Startups need capital. Especially those with big visions to grow quickly and disrupt the world. So, how do you get funded? If you are a founder gearing up for your first round of funding or even a business owner looking to fundraise in the future, this article is for you.
Navigating a round of funding is one of the most significant challenges a startup company has to face. It is a lengthy process which may or may not result in success. However, if your efforts are successful, all of the blood, sweat and tears are worth it as it gives you a chance to turn your dreams into reality.
Our Marketing Manager, Kaya Cheshire, recently caught up with Hannah Forbes, Founder of The Funding Crowd, a friendly crowdfunding consultancy backed by published academic research and extensive practical experience, to gain insight into the world of crowdfunding as we know it.
What’s the most common mistake you see businesses making when crowdfunding?
Assuming the crowd is going to invest when they don’t know your brand and/or business yet. You need to have the bigger investors up-front beforehand lined up and ensure you’re setting up those conversations properly. The crowd that invests will invest in smaller chunks, these investors are interested in certain crowdfunding campaigns already and have specific preferences.
It’s hugely important that you’re honest with your raise. Be up-front and transparent with people that you want to get involved with your numbers, metrics and valuation. Don’t forget to shout about wins.
What’s your golden rule for businesses fundraising?
Hands down, always be authentic and transparent.
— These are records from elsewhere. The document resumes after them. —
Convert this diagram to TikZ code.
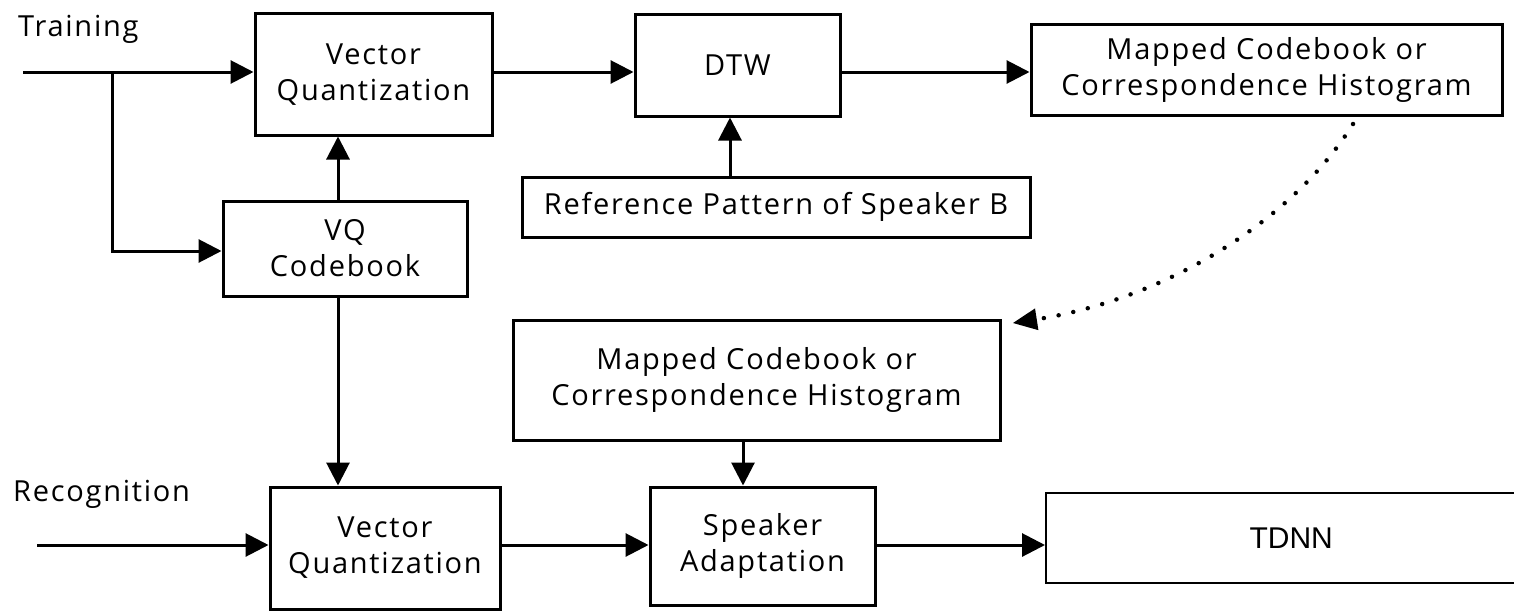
\documentclass[tikz,border=0pt]{standalone}
\usepackage{fontspec}
\setmainfont[LetterSpace=6]{Open Sans}
\newfontfamily\helv{Liberation Sans}
\usetikzlibrary{arrows.meta}
\begin{document}
\begin{tikzpicture}[x=1pt,y=-1pt,
  box/.style={draw,line width=3pt,inner sep=0pt,align=center,
    font=\fontsize{29}{36}\selectfont},
  arr/.style={line width=3pt,-{Triangle[length=23pt,width=23pt]}},
  lbl/.style={font=\fontsize{29}{36}\selectfont,inner sep=0pt}]
\useasboundingbox (0,0) rectangle (1514,610);
\clip (0,0) rectangle (1514,610);
% boxes
\node[box,minimum width=237pt,minimum height=121pt] (vq1) at (373.5,74.5) {Vector\\Quantization};
\node[box,minimum width=205pt,minimum height=101pt] (dtw) at (737.5,65.5) {DTW};
\node[box,minimum width=471pt,minimum height=90pt] (map1) at (1266.5,70) {Mapped Codebook or\\Correspondence Histogram};
\node[box,minimum width=508pt,minimum height=60pt] (ref) at (776,207) {Reference Pattern of Speaker B};
\node[box,minimum width=244pt,minimum height=95pt] (cb) at (345,248.5) {VQ\\Codebook};
\node[box,minimum width=487pt,minimum height=120pt] (map2) at (756.5,380) {Mapped Codebook or\\Correspondence Histogram};
\node[box,minimum width=230pt,minimum height=122pt] (vq2) at (385,548) {Vector\\Quantization};
\node[box,minimum width=225pt,minimum height=118pt] (spk) at (762.5,546) {Speaker\\Adaptation};
\node[box,line width=2.4pt,minimum width=500pt,minimum height=90pt,anchor=west,font=\helv\fontsize{30}{36}\selectfont] (tdnn) at (1045,538) {\hspace*{-10pt}TDNN};
% labels
\node[lbl,anchor=base west] (train) at (18,37) {Training};
\node[lbl,anchor=base west] (recog) at (13,501) {Recognition};
% input coordinates
\coordinate (tin) at (23,72);
\coordinate (split) at (112,72);
\coordinate (rin) at (37,545);
% training connectors
\draw[arr] (tin) -- (vq1.west |- tin);
\draw[arr] (split) |- (cb.west |- 0,251);
\draw[arr] (cb.north -| 338,0) -- (vq1.south -| 338,0);
\draw[arr] (vq1.east |- 0,72) -- (dtw.west |- 0,72);
\draw[arr] (dtw.east |- 0,72) -- (map1.west |- 0,72);
\draw[arr] (ref.north -| 730,0) -- (dtw.south -| 730,0);
% recognition connectors
\draw[arr] (cb.south -| 338,0) -- (vq2.north -| 338,0);
\draw[arr] (rin) -- (vq2.west |- rin);
\draw[arr] (vq2.east |- 0,545) -- (spk.west |- 0,545);
\draw[arr] (map2.south -| 743,0) -- (spk.north -| 743,0);
\draw[arr] (spk.east |- 0,545) -- (tdnn.west |- 0,545);
% dotted mapping arrow
\coordinate (dstart) at (1353,124);
\coordinate (dend) at (1013,323);
\draw[line width=4.5pt,line cap=round,dash pattern=on 0pt off 15pt,
  -{Triangle[length=24pt,width=22pt,line cap=butt,line width=0pt]}]
  (dstart) .. controls (1290,225) and (1160,300) .. (dend);
\end{tikzpicture}
\end{document}
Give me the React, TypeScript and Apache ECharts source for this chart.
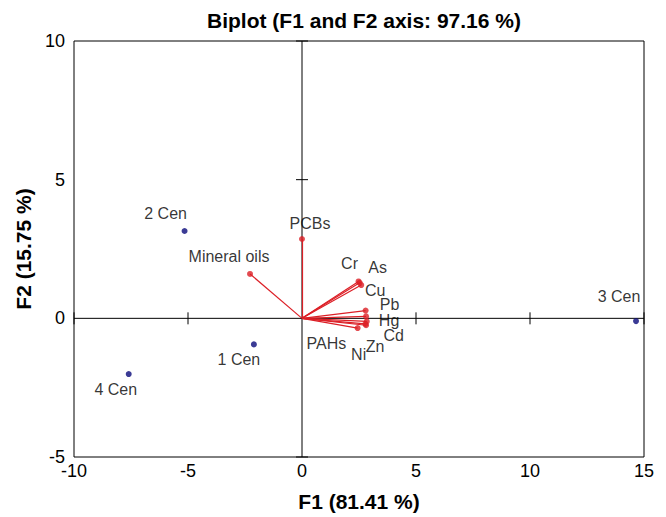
import React, { useEffect, useRef } from "react";
import * as echarts from "echarts";

const obsNames = ["1 Cen", "2 Cen", "3 Cen", "4 Cen"];
const obsF1 = [-2.11, -5.15, 14.65, -7.6];
const obsF2 = [-0.94, 3.15, -0.1, -2.01];

const varNames = ["PCBs", "Mineral oils", "Cr", "As", "Cu", "Pb", "Hg", "Cd", "Zn", "Ni", "PAHs"];
const varF1 = [0.0, -2.28, 2.48, 2.53, 2.6, 2.79, 2.81, 2.84, 2.81, 2.44, 2.78];
const varF2 = [2.86, 1.6, 1.33, 1.28, 1.2, 0.28, 0.07, -0.11, -0.25, -0.35, -0.2];

const xTicks = [-10, -5, 0, 5, 10, 15];
const yTicks = [-5, 0, 5, 10];

// label placement (pixel offsets from each point)
const obsLabelOffsets = [[-15, 15], [-19, -17], [-17, -25], [-13, 15]];
const varLabelOffsets = [[8, -16], [-21, -17], [-9, -18], [18, -15], [14, 5], [24, -6], [23, 4], [27, 14], [9, 21], [1, 26], [-39, 20]];

const FONT = "'Liberation Sans', Arial, sans-serif";
const RED = "#dc1f26";
const NAVY = "#0a0a7a";

export default function App() {
  const ref = useRef<HTMLDivElement>(null);
  useEffect(() => {
    if (!ref.current) return;
    const chart = echarts.init(ref.current, null, { renderer: "svg" });
    const xMin = xTicks[0], xMax = xTicks[xTicks.length - 1];
    const yMin = yTicks[0], yMax = yTicks[yTicks.length - 1];
    const option: any = {
      animation: false,
      title: {
        text: "Biplot (F1 and F2 axis: 97.16 %)",
        left: 359,
        textAlign: "center",
        top: 5,
        textStyle: { fontFamily: FONT, fontWeight: "bold", fontSize: 21, color: "#000" },
      },
      grid: { left: 74, right: 22, top: 41, bottom: 58, show: true, borderColor: "#000", borderWidth: 1, backgroundColor: "transparent" },
      xAxis: {
        type: "value", min: xMin, max: xMax, interval: 5,
        axisLine: { show: false }, axisTick: { show: false }, splitLine: { show: false },
        axisLabel: { color: "#000", fontSize: 18, fontFamily: FONT, margin: 5 },
        name: "F1 (81.41 %)", nameLocation: "middle", nameGap: 34,
        nameTextStyle: { fontFamily: FONT, fontWeight: "bold", fontSize: 21, color: "#000" },
      },
      yAxis: {
        type: "value", min: yMin, max: yMax, interval: 5,
        axisLine: { show: false }, axisTick: { show: false }, splitLine: { show: false },
        axisLabel: { color: "#000", fontSize: 18, fontFamily: FONT, margin: 9 },
        name: "F2 (15.75 %)", nameLocation: "middle", nameGap: 33, nameRotate: 90,
        nameTextStyle: { fontFamily: FONT, fontWeight: "bold", fontSize: 21, color: "#000" },
      },
      series: [
        {
          type: "custom",
          silent: true,
          z: 1,
          data: [[0, 0]],
          renderItem: (params: any, api: any) => {
            const children: any[] = [];
            const st = { stroke: "#000", lineWidth: 1 };
            const a = api.coord([xMin, 0]);
            const b = api.coord([xMax, 0]);
            const c = api.coord([0, yMin]);
            const d = api.coord([0, yMax]);
            children.push({ type: "line", shape: { x1: a[0], y1: a[1], x2: b[0], y2: b[1] }, style: st });
            children.push({ type: "line", shape: { x1: c[0], y1: c[1], x2: d[0], y2: d[1] }, style: st });
            xTicks.filter((t) => t !== 0).forEach((t) => {
              const p = api.coord([t, 0]);
              children.push({ type: "line", shape: { x1: p[0], y1: p[1] - 6, x2: p[0], y2: p[1] + 6 }, style: st });
            });
            yTicks.filter((t) => t !== 0).forEach((t) => {
              const p = api.coord([0, t]);
              children.push({ type: "line", shape: { x1: p[0] - 6, y1: p[1], x2: p[0] + 6, y2: p[1] }, style: st });
            });
            return { type: "group", children };
          },
        },
        {
          type: "lines",
          coordinateSystem: "cartesian2d",
          silent: true,
          z: 2,
          lineStyle: { color: RED, width: 1.2, opacity: 1 },
          data: varNames.map((n, i) => ({ name: n, coords: [[0, 0], [varF1[i], varF2[i]]] })),
        },
        {
          type: "scatter",
          z: 3,
          symbolSize: 6,
          itemStyle: { color: RED },
          label: { show: true, position: "inside", color: "#000", fontSize: 16, fontFamily: FONT, formatter: (p: any) => p.name },
          data: varNames.map((n, i) => ({ name: n, value: [varF1[i], varF2[i]], label: { offset: varLabelOffsets[i] } })),
        },
        {
          type: "scatter",
          z: 3,
          symbolSize: 6,
          itemStyle: { color: NAVY },
          label: { show: true, position: "inside", color: "#000", fontSize: 16, fontFamily: FONT, formatter: (p: any) => p.name },
          data: obsNames.map((n, i) => ({ name: n, value: [obsF1[i], obsF2[i]], label: { offset: obsLabelOffsets[i] } })),
        },
      ],
    };
    chart.setOption(option);
    return () => chart.dispose();
  }, []);
  return <div ref={ref} style={{ width: 666, height: 517, position: "absolute", left: 0, top: 0, background: "#fff" }} />;
}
Be honest about your brand and what you do, while keeping potential investors engaged.
How important is social proof?
Incredibly important! You must have social proof to get anybody on board.
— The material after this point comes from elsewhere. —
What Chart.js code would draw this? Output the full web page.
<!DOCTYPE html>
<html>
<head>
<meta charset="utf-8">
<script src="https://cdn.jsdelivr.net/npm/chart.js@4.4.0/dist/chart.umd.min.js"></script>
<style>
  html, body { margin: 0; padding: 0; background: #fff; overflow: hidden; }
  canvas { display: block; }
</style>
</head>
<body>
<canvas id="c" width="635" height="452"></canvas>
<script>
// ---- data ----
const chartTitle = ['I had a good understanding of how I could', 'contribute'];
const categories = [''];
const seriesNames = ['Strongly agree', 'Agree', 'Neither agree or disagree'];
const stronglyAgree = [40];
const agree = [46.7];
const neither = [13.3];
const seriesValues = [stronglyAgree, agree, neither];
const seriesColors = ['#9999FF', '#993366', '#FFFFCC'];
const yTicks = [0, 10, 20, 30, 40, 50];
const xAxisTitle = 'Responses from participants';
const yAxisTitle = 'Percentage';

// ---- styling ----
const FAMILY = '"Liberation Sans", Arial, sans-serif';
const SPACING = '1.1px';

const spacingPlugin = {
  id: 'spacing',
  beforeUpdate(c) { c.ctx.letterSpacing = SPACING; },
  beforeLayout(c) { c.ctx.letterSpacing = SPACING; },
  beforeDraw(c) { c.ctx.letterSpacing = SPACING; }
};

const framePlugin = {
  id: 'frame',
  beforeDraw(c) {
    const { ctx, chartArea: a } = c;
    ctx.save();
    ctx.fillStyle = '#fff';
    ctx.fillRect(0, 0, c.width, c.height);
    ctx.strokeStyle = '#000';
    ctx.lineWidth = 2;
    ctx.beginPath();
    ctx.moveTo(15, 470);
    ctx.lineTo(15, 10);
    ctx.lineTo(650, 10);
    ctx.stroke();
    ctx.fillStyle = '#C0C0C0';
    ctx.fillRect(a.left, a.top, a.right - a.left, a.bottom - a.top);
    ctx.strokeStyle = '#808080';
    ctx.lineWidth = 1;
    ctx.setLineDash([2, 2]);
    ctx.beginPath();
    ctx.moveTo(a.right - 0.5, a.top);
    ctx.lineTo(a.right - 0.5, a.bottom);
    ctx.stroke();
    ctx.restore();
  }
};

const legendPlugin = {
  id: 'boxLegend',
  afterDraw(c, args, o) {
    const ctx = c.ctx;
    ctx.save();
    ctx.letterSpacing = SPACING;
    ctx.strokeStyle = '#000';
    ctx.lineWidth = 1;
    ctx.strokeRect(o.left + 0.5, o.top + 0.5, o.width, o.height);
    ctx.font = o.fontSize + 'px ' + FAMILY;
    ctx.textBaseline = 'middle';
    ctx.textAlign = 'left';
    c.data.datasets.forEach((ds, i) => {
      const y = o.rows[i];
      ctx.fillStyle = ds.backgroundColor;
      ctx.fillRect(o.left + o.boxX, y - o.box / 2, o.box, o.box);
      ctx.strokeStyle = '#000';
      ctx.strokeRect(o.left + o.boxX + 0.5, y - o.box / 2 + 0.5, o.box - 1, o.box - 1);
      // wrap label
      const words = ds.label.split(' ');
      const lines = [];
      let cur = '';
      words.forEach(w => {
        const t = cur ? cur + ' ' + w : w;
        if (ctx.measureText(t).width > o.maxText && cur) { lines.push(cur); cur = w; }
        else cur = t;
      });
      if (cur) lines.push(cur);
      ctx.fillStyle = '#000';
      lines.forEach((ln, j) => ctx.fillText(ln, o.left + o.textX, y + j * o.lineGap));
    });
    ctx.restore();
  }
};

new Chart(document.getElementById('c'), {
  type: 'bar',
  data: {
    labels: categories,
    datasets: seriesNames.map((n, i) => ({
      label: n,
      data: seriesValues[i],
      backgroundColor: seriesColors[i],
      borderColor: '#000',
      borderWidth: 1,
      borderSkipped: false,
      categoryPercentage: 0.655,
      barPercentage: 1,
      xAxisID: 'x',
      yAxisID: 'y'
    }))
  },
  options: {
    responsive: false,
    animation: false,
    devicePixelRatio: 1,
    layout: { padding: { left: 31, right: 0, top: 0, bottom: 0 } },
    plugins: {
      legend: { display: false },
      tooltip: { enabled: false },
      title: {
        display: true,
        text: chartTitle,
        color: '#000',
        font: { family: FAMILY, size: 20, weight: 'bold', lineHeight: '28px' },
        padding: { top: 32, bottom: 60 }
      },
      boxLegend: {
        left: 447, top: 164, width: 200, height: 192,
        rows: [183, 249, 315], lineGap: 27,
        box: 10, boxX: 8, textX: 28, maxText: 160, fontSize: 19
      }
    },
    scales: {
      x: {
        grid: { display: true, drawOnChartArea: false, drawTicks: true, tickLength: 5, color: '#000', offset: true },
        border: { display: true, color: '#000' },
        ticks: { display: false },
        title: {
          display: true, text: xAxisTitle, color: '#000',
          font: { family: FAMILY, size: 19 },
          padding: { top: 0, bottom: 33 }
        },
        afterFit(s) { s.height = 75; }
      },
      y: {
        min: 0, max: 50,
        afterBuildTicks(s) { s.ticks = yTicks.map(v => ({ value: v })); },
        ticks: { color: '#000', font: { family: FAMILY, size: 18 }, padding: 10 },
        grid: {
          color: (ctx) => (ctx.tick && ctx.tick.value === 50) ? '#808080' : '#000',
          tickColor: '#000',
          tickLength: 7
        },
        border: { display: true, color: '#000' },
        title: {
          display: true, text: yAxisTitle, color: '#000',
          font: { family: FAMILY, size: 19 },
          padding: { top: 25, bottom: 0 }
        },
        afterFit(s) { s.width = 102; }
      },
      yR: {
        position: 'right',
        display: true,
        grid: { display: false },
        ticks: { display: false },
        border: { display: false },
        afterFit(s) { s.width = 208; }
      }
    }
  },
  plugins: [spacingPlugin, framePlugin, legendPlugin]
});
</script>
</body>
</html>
It’s important to note that social proof from three-sources are key: excited customers who love who you are and what you do, Industry experts who can vouch for you and say ‘this is the future’, and validations from previous investors - for example, ‘I invested in this business because of x,y, and z’.
How does PR slot in?
PR works well when it’s strategically done and is a key form of social proof, but needs to be the right publication.
Take Mintos for example, they just raised an incredible amount of money ($7-million to be exact), and their PR was basically an industry sound bubble! They were in all the right places being featured, all the tech spaces, a cool fresh start-up. I did not want to miss out because I’d seen this brand absolutely everywhere in publications from the moment they started to seek investment.
A bonus tip from all of us at WorkClub: focus, focus, focus. The most important thing is to have focus and to ensure no one lets you deviate from that focus. Zone-in on focus from everything from product roadmap to metrics. Every part of your organization should be aligned with your end story and goal. Focus on which metrics you measure, and having a complete understanding of the market and its nuances.